Une voie physiopathologique commune putative expliquant l’association clinique de l’UC et du SFM n’est pas connue à l’heure actuelle. Il est cependant tentant d’émettre l’hypothèse qu’une telle association pourrait être attribuée à des mécanismes neurogènes cutanés générant une inflammation cutanée. Tout d’abord, les fibres nerveuses cutanées sont altérées chez les patients atteints du SFM ; à leur tour, les nerfs altérés du SFM peuvent libérer le peptide lié au gène de la calcitonine (CGRP) et la substance P (SP), dont on sait qu’ils sont augmentés dans la peau de l’UC, ainsi que la neurokinine A (NKA) ; le CGRP peut interagir avec le récepteur CGRP1 pour induire une dilatation artériolaire ; La SP et la NKA peuvent interagir avec le récepteur NKA1 sur les cellules endothéliales des veinules post-capillaires pour provoquer l’extravasation du plasma ; en outre, la SP peut stimuler la dégranulation des mastocytes ; la tryptase libérée par les mastocytes dégranulés peut cliver le récepteur-2 activé par la protéinase au niveau de la membrane plasmique des terminaisons nerveuses, ce qui stimule la libération de CGRP, de SP et de NKA à partir des terminaisons nerveuses, fournissant ainsi un feedback positif du SFM/CU (22).

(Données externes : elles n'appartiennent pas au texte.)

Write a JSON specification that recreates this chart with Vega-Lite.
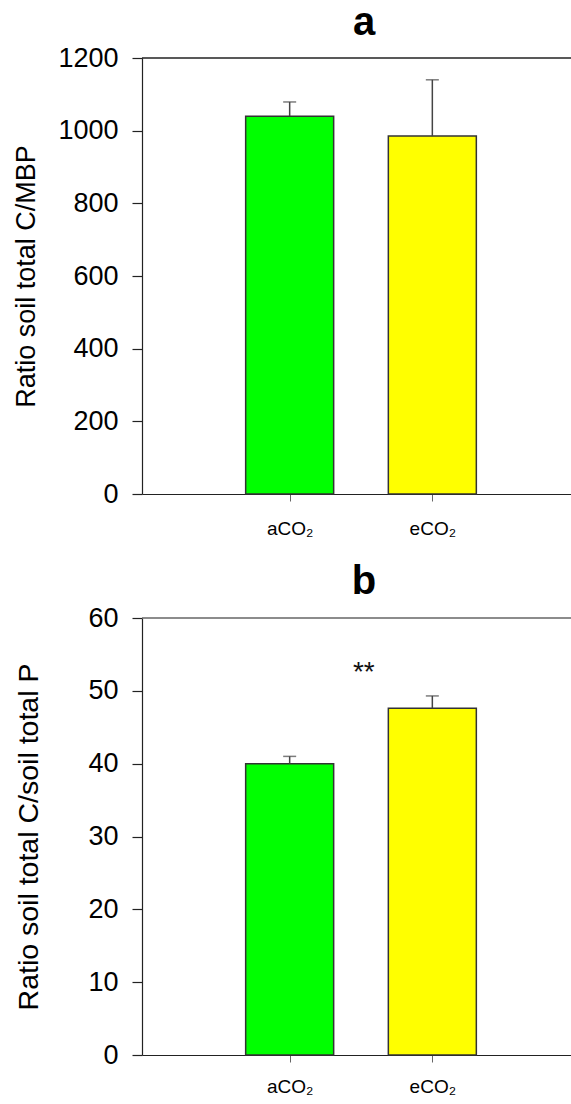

Le soutien d’une telle hypothèse provient des six observations suivantes :
– on a noté une série d’altérations identifiables au microscope électronique affectant les fibres nerveuses cutanées chez les patients atteints de SFM (23) ;
– les nerfs à fibres fines non myélinisées (C-) ou myélinisées (Aδ-) innervant la peau répondent à une série de stimuli physiologiques et pathologiques, externes et endogènes, en libérant rapidement des neuropeptides actifs dans le microenvironnement cutané, déclenchant ainsi une inflammation cutanée (2) ;
– des contacts directs peuvent exister entre les fibres nerveuses cutanées et les mastocytes, comme en témoigne la microscopie électronique (24), et l’adhésion entre ces cellules est garantie par la « molécule d’adhésion cellulaire synaptique » (SynCAM) (25), à savoir que SynCAM exprimée par le nerf se lie directement à SynCAM exprimée par le mastocyte ;
– les nerfs enflammés sont responsables de l’activation des mastocytes (26, 27) ;
– les neuropeptides peuvent à la fois déclencher la libération par les mastocytes de médiateurs pertinents pour l’inflammation cutanée, tels que l’histamine, la tryptase, la chymase, le facteur de nécrose tumorale-alpha (TNF-α) (28), et favoriser le développement de l’UC (29) ;
– les mastocytes sont, d’autre part, les cellules clés soutenant la douleur neuropathique (7, 13), et le SFM est, comme mentionné ci-dessus, un syndrome de douleur neuropathique (8, 9).
En conclusion, la plupart des patients atteints d’UC présentent également un SFM, et une telle association pourrait être considérée comme un type d’inflammation cutanée neuropathique.